Commentary: Why Apple’s Move Allowing Its Safari 5 Browser to Block Ads is Disingenuous

Jun 9, 2010  •  Post A Comment

In a commentary about Apple allowing its Safari 5 Browser to block ads by Wired’s Epicenter writer Eliot Van Buskirk, he explains what he thinks are Apple’s hidden motives.

As Van Buskirk himself writes, "It may seem like a subtle move for Apple to release a browser that removes ads from the web, and of course, nobody likes reading web pages that are drowning in ads. But when Apple owns a walled garden that offers publishers refuge from web perils like ad blockers, it also seems disingenuous of the company to make the world outside of that garden more perilous for publishers."

It’s very much worth clicking on the link, above, and reading Van Buskirk’s piece, and how he outlines Apple’s actions that lead him to his conclusion about its motives. 


  1. If I can block ads on TV and skip over ads in print, then why must I see ads online?

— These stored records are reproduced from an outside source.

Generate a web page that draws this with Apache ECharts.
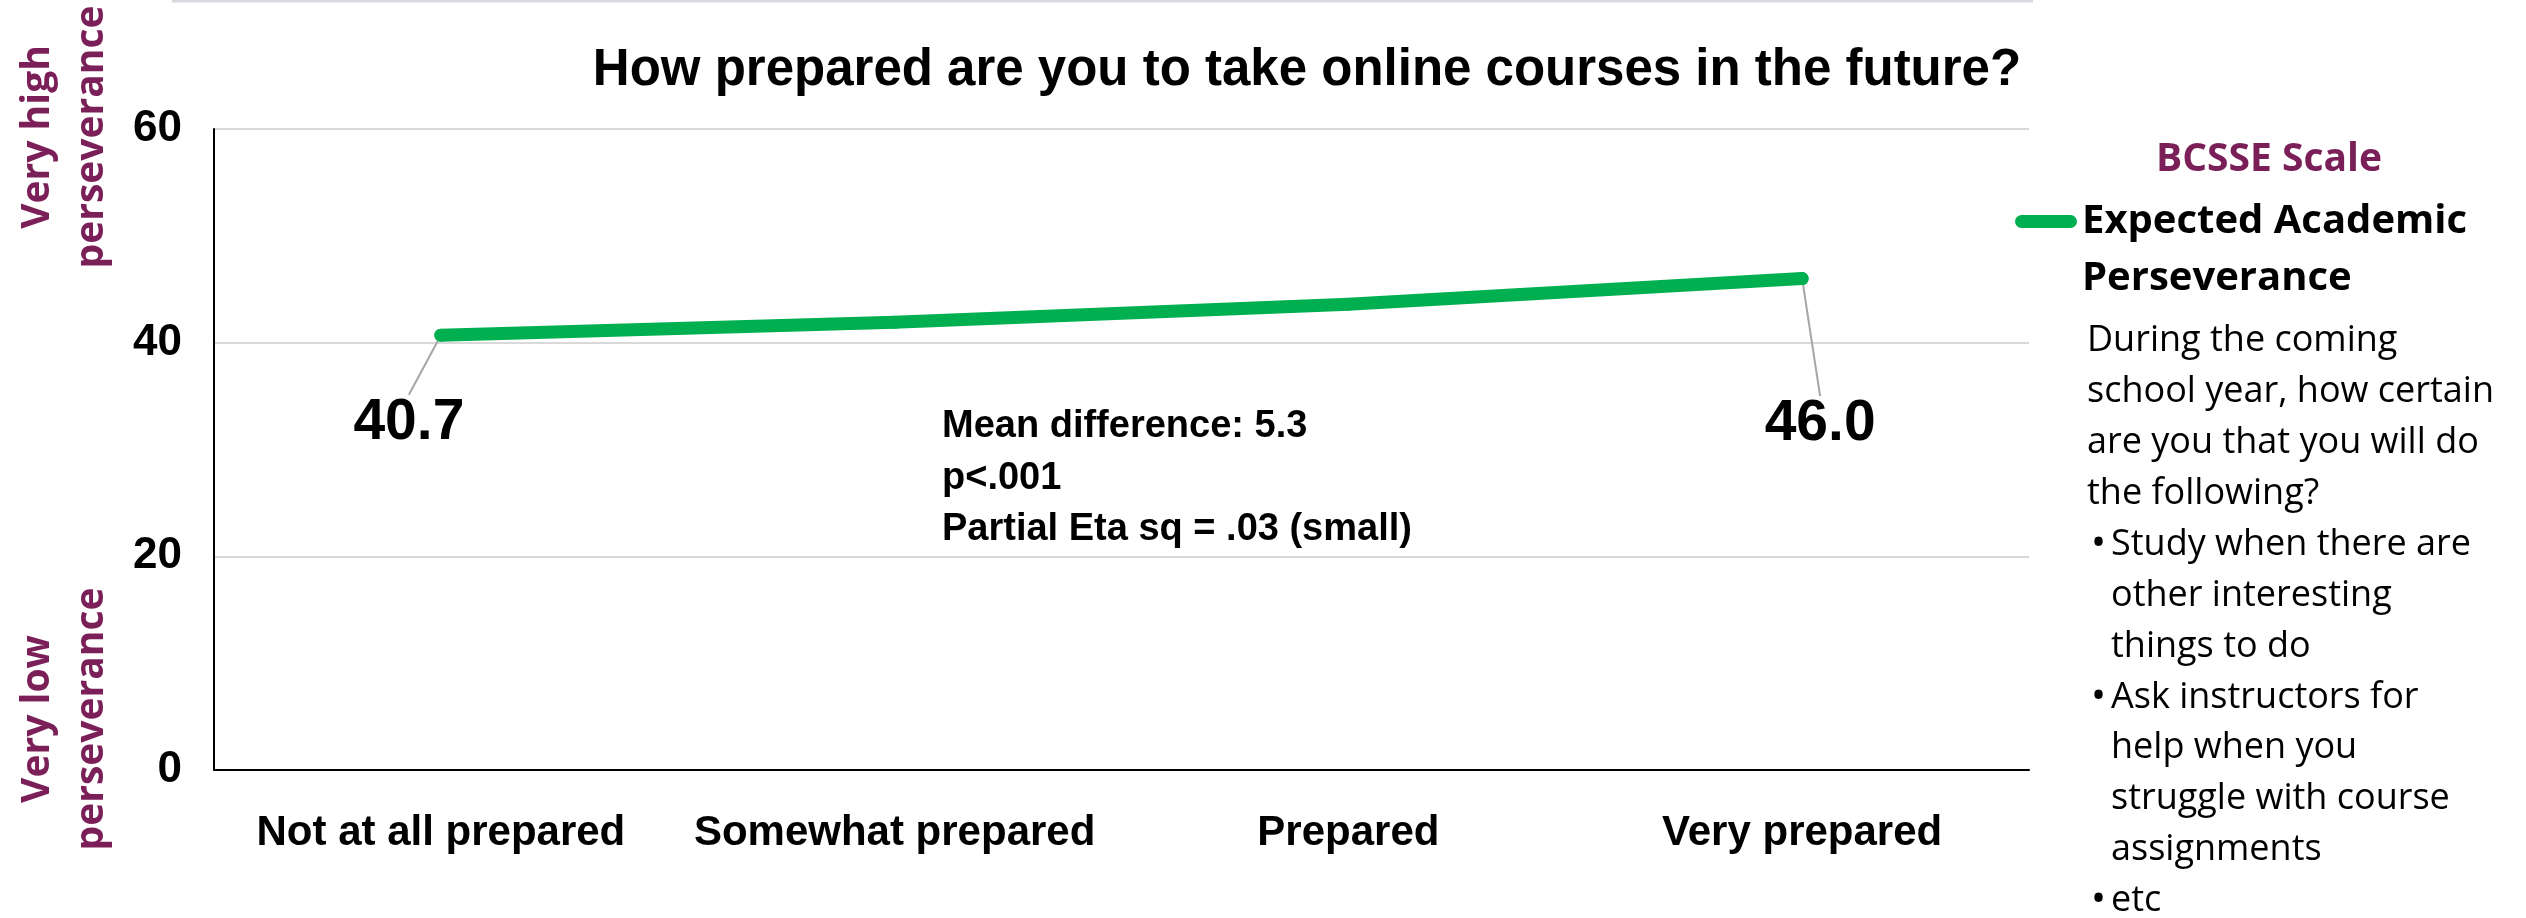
<!DOCTYPE html>
<html>
<head>
<meta charset="utf-8">
<script src="https://cdn.jsdelivr.net/npm/echarts@6/dist/echarts.min.js"></script>
<style>
html,body{margin:0;padding:0;background:#fff;}
#chart{width:2526px;height:918px;}
</style>
</head>
<body>
<div id="chart"></div>
<script>
// ---- data ----
const chartTitle = 'How prepared are you to take online courses in the future?';
const categories = ['Not at all prepared', 'Somewhat prepared', 'Prepared', 'Very prepared'];
const seriesName = 'Expected Academic Perseverance';
const values = [40.7, 41.9, 43.6, 46.0];
const labeledPoints = [0, 3];
const yMin = 0, yMax = 60, yInterval = 20;
const yTitleHigh = 'Very high\nperseverance';
const yTitleLow = 'Very low\nperseverance';
const statsLines = ['Mean difference: 5.3', 'p<.001', 'Partial Eta sq = .03 (small)'];
const scaleHeading = 'BCSSE Scale';
const legendLines = ['Expected Academic', 'Perseverance'];
const descLines = ['During the coming', 'school year, how certain', 'are you that you will do', 'the following?'];
const bulletItems = [
  ['Study when there are', 'other interesting', 'things to do'],
  ['Ask instructors for', 'help when you', 'struggle with course', 'assignments'],
  ['etc']
];

// ---- styles ----
const GREEN = '#00b050';
const PURPLE = '#7a1f58';
const BOLD_FONT = 'Liberation Sans';
const PANEL_FONT = 'Open Sans';

const chart = echarts.init(document.getElementById('chart'), null, {renderer: 'canvas'});

const graphics = [];
graphics.push({
  type: 'line', shape: {x1: 172, y1: 1, x2: 2033, y2: 1},
  style: {stroke: '#d6d9e0', lineWidth: 3}, silent: true
});
graphics.push({
  type: 'text', x: 65, y: 137, rotation: Math.PI / 2,
  style: {text: yTitleHigh, align: 'center', verticalAlign: 'middle', fill: PURPLE,
    font: 'bold 39px "' + PANEL_FONT + '"', lineHeight: 54}
});
graphics.push({
  type: 'text', x: 65, y: 719, rotation: Math.PI / 2,
  style: {text: yTitleLow, align: 'center', verticalAlign: 'middle', fill: PURPLE,
    font: 'bold 39px "' + PANEL_FONT + '"', lineHeight: 54}
});
graphics.push({
  type: 'text', x: 942, y: 427 - 25.75,
  style: {text: statsLines.join('\n'), align: 'left', verticalAlign: 'top', fill: '#000',
    font: 'bold 38px "' + BOLD_FONT + '"', lineHeight: 51.5}
});
graphics.push({
  type: 'text', x: 2269, y: 160,
  style: {text: scaleHeading, align: 'center', verticalAlign: 'middle', fill: PURPLE,
    font: 'bold 39px "' + PANEL_FONT + '"'}
});
const pitch = 50.9;
graphics.push({
  type: 'text', x: 2087, y: 341 - pitch / 2,
  style: {text: descLines.join('\n'), align: 'left', verticalAlign: 'top', fill: '#000',
    font: '36px "' + PANEL_FONT + '"', lineHeight: pitch}
});
let lineIdx = descLines.length;
bulletItems.forEach(item => {
  const yTop = 341 + lineIdx * pitch - pitch / 2;
  graphics.push({
    type: 'text', x: 2091, y: yTop,
    style: {text: '•', align: 'left', verticalAlign: 'top', fill: '#000',
      font: '40px "' + PANEL_FONT + '"', lineHeight: pitch}
  });
  graphics.push({
    type: 'text', x: 2111, y: yTop,
    style: {text: item.join('\n'), align: 'left', verticalAlign: 'top', fill: '#000',
      font: '36px "' + PANEL_FONT + '"', lineHeight: pitch}
  });
  lineIdx += item.length;
});

const option = {
  backgroundColor: '#fff',
  animation: false,
  title: {
    text: chartTitle,
    left: 1307, top: 43, textAlign: 'center', padding: 0,
    textStyle: {fontFamily: BOLD_FONT, fontWeight: 'bold', fontSize: 51, lineHeight: 56, color: '#000'}
  },
  legend: {
    show: true, selectedMode: false,
    left: 2015, top: 136, orient: 'vertical', padding: 0,
    itemWidth: 62, itemHeight: 13,
    icon: 'path://M6.5,0 L55.5,0 A6.5,6.5 0 0 1 55.5,13 L6.5,13 A6.5,6.5 0 0 1 6.5,0 Z',
    formatter: () => '\n' + legendLines.join('\n'),
    textStyle: {fontFamily: PANEL_FONT, fontWeight: 'bold', fontSize: 40, lineHeight: 57, color: '#000'},
    data: [seriesName]
  },
  grid: {left: 214, right: 497, top: 129, bottom: 148, containLabel: false},
  xAxis: {
    type: 'category', data: categories, boundaryGap: true,
    axisLine: {show: true, lineStyle: {color: '#000', width: 2}},
    axisTick: {show: false},
    axisLabel: {margin: 42, fontFamily: BOLD_FONT, fontWeight: 'bold', fontSize: 42,
      lineHeight: 42, color: '#000', interval: 0}
  },
  yAxis: {
    type: 'value', min: yMin, max: yMax, interval: yInterval,
    axisLine: {show: true, lineStyle: {color: '#000', width: 2}},
    axisTick: {show: false},
    splitLine: {show: true, lineStyle: {color: '#d9d9d9', width: 2}},
    axisLabel: {margin: 32, fontFamily: BOLD_FONT, fontWeight: 'bold', fontSize: 44, color: '#000'}
  },
  series: [{
    name: seriesName,
    type: 'line',
    data: values.map((v, i) => ({value: v, label: {show: labeledPoints.includes(i)}})),
    symbol: 'circle', symbolSize: 13, showSymbol: true,
    itemStyle: {color: GREEN},
    lineStyle: {color: GREEN, width: 13, cap: 'round', join: 'round'},
    label: {
      position: 'inside',
      formatter: p => Number(p.value).toFixed(1),
      fontFamily: BOLD_FONT, fontWeight: 'bold', fontSize: 57, color: '#000'
    },
    labelLine: {show: true, lineStyle: {color: '#a6a6a6', width: 2}},
    labelLayout: function (params) {
      if (params.dataIndex === 0) return {dx: -32, dy: 88};
      if (params.dataIndex === values.length - 1) return {dx: 18, dy: 146};
      return {};
    },
    z: 3
  }],
  graphic: graphics
};
chart.setOption(option);
</script>
</body>
</html>
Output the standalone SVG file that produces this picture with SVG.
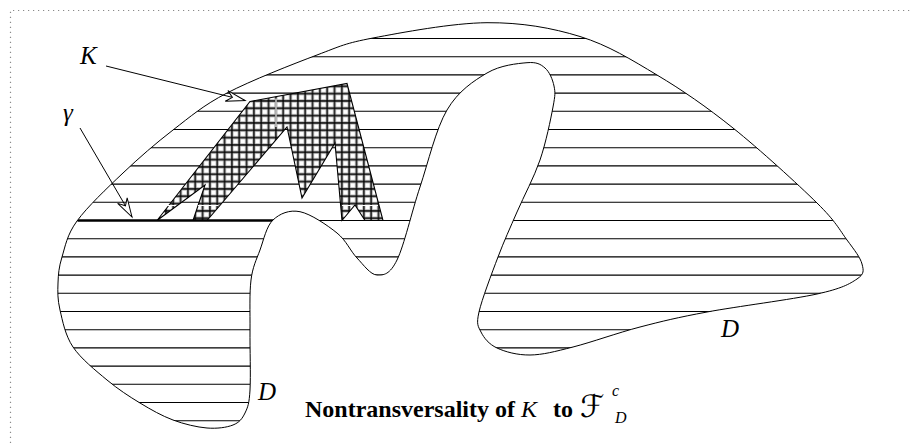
<svg xmlns="http://www.w3.org/2000/svg" width="910" height="443" viewBox="0 0 910 443">
<style>
.lbl{font-family:"Liberation Serif","Times New Roman",serif;font-style:italic;font-size:25px;fill:#000}
.cap{font-family:"Liberation Serif","Times New Roman",serif;font-weight:bold;font-size:24px;fill:#000}
.capm{font-family:"Liberation Serif","Times New Roman",serif;font-style:italic;font-size:24px;fill:#000}
.sm{font-family:"Liberation Serif","Times New Roman",serif;font-style:italic;font-size:16px;fill:#000}
.thin{fill:none;stroke:#000;stroke-width:1}
.hatch{fill:none;stroke:#000;stroke-width:1.1}
.seam{fill:none;stroke:#fff;stroke-width:1.2}
</style>
<defs>
<path id="outline" d="M487,22.7 C521.5,22.45 551.67,27.78 580,36.5 C608.33,45.22 631.5,59.75 657,75 C682.5,90.25 706.33,106.67 733,128 C759.67,149.33 798,184.33 817,203 C836,221.67 839.5,229.83 847,240 C854.5,250.17 860.33,257.5 862,264 C863.67,270.5 864.5,274 857,279 C849.5,284 842,288.5 817,294 C792,299.5 736.5,306.5 707,312 C677.5,317.5 662.33,321.17 640,327 C617.67,332.83 591.33,342.33 573,347 C554.67,351.67 542.67,354.83 530,355 C517.33,355.17 505.17,351.83 497,348 C488.83,344.17 484,338 481,332 C478,326 476.17,324.5 479,312 C481.83,299.5 491.67,273.67 498,257 C504.33,240.33 510,228.17 517,212 C524,195.83 534,177.5 540,160 C546,142.5 550.67,119.33 553,107 C555.33,94.67 555.33,92.5 554,86 C552.67,79.5 549.5,71.88 545,68 C540.5,64.12 536.67,61.87 527,62.7 C517.33,63.53 500.33,65.12 487,73 C473.67,80.88 458.17,91 447,110 C435.83,129 428.33,162 420,187 C411.67,212 404.17,245.33 397,260 C389.83,274.67 383.67,275.33 377,275 C370.33,274.67 363.67,265 357,258 C350.33,251 346.5,240.72 337,233 C327.5,225.28 310.67,213.87 300,211.7 C289.33,209.53 279.67,213.62 273,220 C266.33,226.38 263.67,240 260,250 C256.33,260 252.67,266.67 251,280 C249.33,293.33 250.17,311.67 250,330 C249.83,348.33 250.83,376.17 250,390 C249.17,403.83 247.83,407.17 245,413 C242.17,418.83 239.33,422.5 233,425 C226.67,427.5 217,428.83 207,428 C197,427.17 184.17,424.17 173,420 C161.83,415.83 151,409.67 140,403 C129,396.33 118.17,389.33 107,380 C95.83,370.67 80.83,358.67 73,347 C65.17,335.33 62.5,320.67 60,310 C57.5,299.33 57.67,291.83 58,283 C58.33,274.17 58.83,267.33 62,257 C65.17,246.67 66.83,235 77,221 C87.17,207 107,188.17 123,173 C139,157.83 155.67,143.33 173,130 C190.33,116.67 203,105.5 227,93 C251,80.5 292.67,64.17 317,55 C341.33,45.83 344.67,43.38 373,38 C401.33,32.62 452.5,22.95 487,22.7 Z"/>
<clipPath id="clipD"><use href="#outline"/></clipPath>
<pattern id="grid" patternUnits="userSpaceOnUse" x="1" y="2" width="7.33" height="7.33">
<rect width="7.33" height="7.33" fill="#fff"/>
<path d="M3.665,0V7.33M0,3.665H7.33" stroke="#b0b0b0" stroke-width="3"/>
<path d="M3.665,0V7.33M0,3.665H7.33" stroke="#000" stroke-width="1.3"/>
</pattern>
<marker id="ah" viewBox="-20 -8 22 16" refX="0" refY="0" markerWidth="22" markerHeight="16" markerUnits="userSpaceOnUse" orient="auto" overflow="visible">
<path d="M0,0 L-19,-5.5 L-13,0 L-19,5.5 Z" fill="#fff" stroke="#000" stroke-width="1"/>
</marker>
</defs>

<path d="M10.5,443 V10.5 H910" fill="none" stroke="#8a8a8a" stroke-width="1.2" stroke-dasharray="1.2 3.8"/>

<g id="region-D">
<g clip-path="url(#clipD)">
<path class="hatch" d="M40,38.5H880M40,56.7H880M40,74.9H880M40,93.1H880M40,111.3H880M40,129.5H880M40,147.7H880M40,165.9H880M40,184.1H880M40,202.3H880M40,220.5H880M40,238.7H880M40,256.9H880M40,275.1H880M40,293.3H880M40,311.5H880M40,329.7H880M40,347.9H880M40,366.1H880M40,384.3H880M40,402.5H880M40,420.7H880"/>
</g>
<use href="#outline" class="thin"/>
</g>

<g id="set-K">
<path d="M250,101.5 L347,83.5 L383,220.5 L365,220.5 L355,205 L342,220.5 L335,143 L302,198 L287,127 L207,220.5 L193,220.5 L205,185 L157,220.5 Z" fill="url(#grid)" stroke="#000" stroke-width="1.1" stroke-linejoin="miter"/>
<path class="seam" d="M276,98.5V127M164,205.5H176M198,205.5H218M342,205.5H352M358,205.5H378"/>
</g>

<g id="curve-gamma">
<path d="M77.5,220.5H274" clip-path="url(#clipD)" stroke="#000" stroke-width="2.6" fill="none"/>
</g>

<g id="connectors">
<path class="thin" d="M106,66 L245,100.5" marker-end="url(#ah)"/>
<path class="thin" d="M80,128 L132,217" marker-end="url(#ah)"/>
</g>

<g id="label-K"><text class="lbl" x="80" y="64">K</text></g>
<g id="label-gamma"><text class="lbl" x="63" y="121">γ</text></g>
<g id="label-D1"><text class="lbl" x="258" y="400">D</text></g>
<g id="label-D2"><text class="lbl" x="721" y="337">D</text></g>

<g id="caption">
<text class="cap" x="305" y="417">Nontransversality of</text>
<text class="capm" x="521" y="417">K</text>
<text class="cap" x="553" y="417">to</text>
<text x="580" y="417" style="font-family:'DejaVu Serif','DejaVu Sans',serif;font-size:31px">ℱ</text>
<text class="sm" x="612" y="396">c</text>
<text class="sm" x="615" y="423">D</text>
</g>
</svg>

What makes online so ‘special’?

  2. You can’t block ads on TV–you can fastforward through them. You can’t ‘remove’ ads from the paper, you move your eyes away from them.
    The ads support the cost to produce the TV show and publish the paper. Online ads support the cost to run the Web site, the company. It’s the cost of doing business. Why should Apple be allowed to “filter” them out when other browsers don’t? What makes them so special?
    If ALL browsers did this, many Internet companies would fail because users would opt to visit their sites in a non-ad mode, but then those ad companies would get no revenue and would go out of business, and then would buy no more ads on said site….which would eventually have to charge YOU to view their content or go out of business.

  3. I wonder what Steve is really thinking? Ads are the fact of life in our Western world. Its part of the machine that drives our economy. If Sony couldn’t advertise, do you think they would sell TVs? How many people in the US would be without a job if Ford couldn’t sponsor auto racing or buy commercials?
    I used to think that Steve Jobs was Joseph Geobbels…now I’m thinking he is Carl Marx.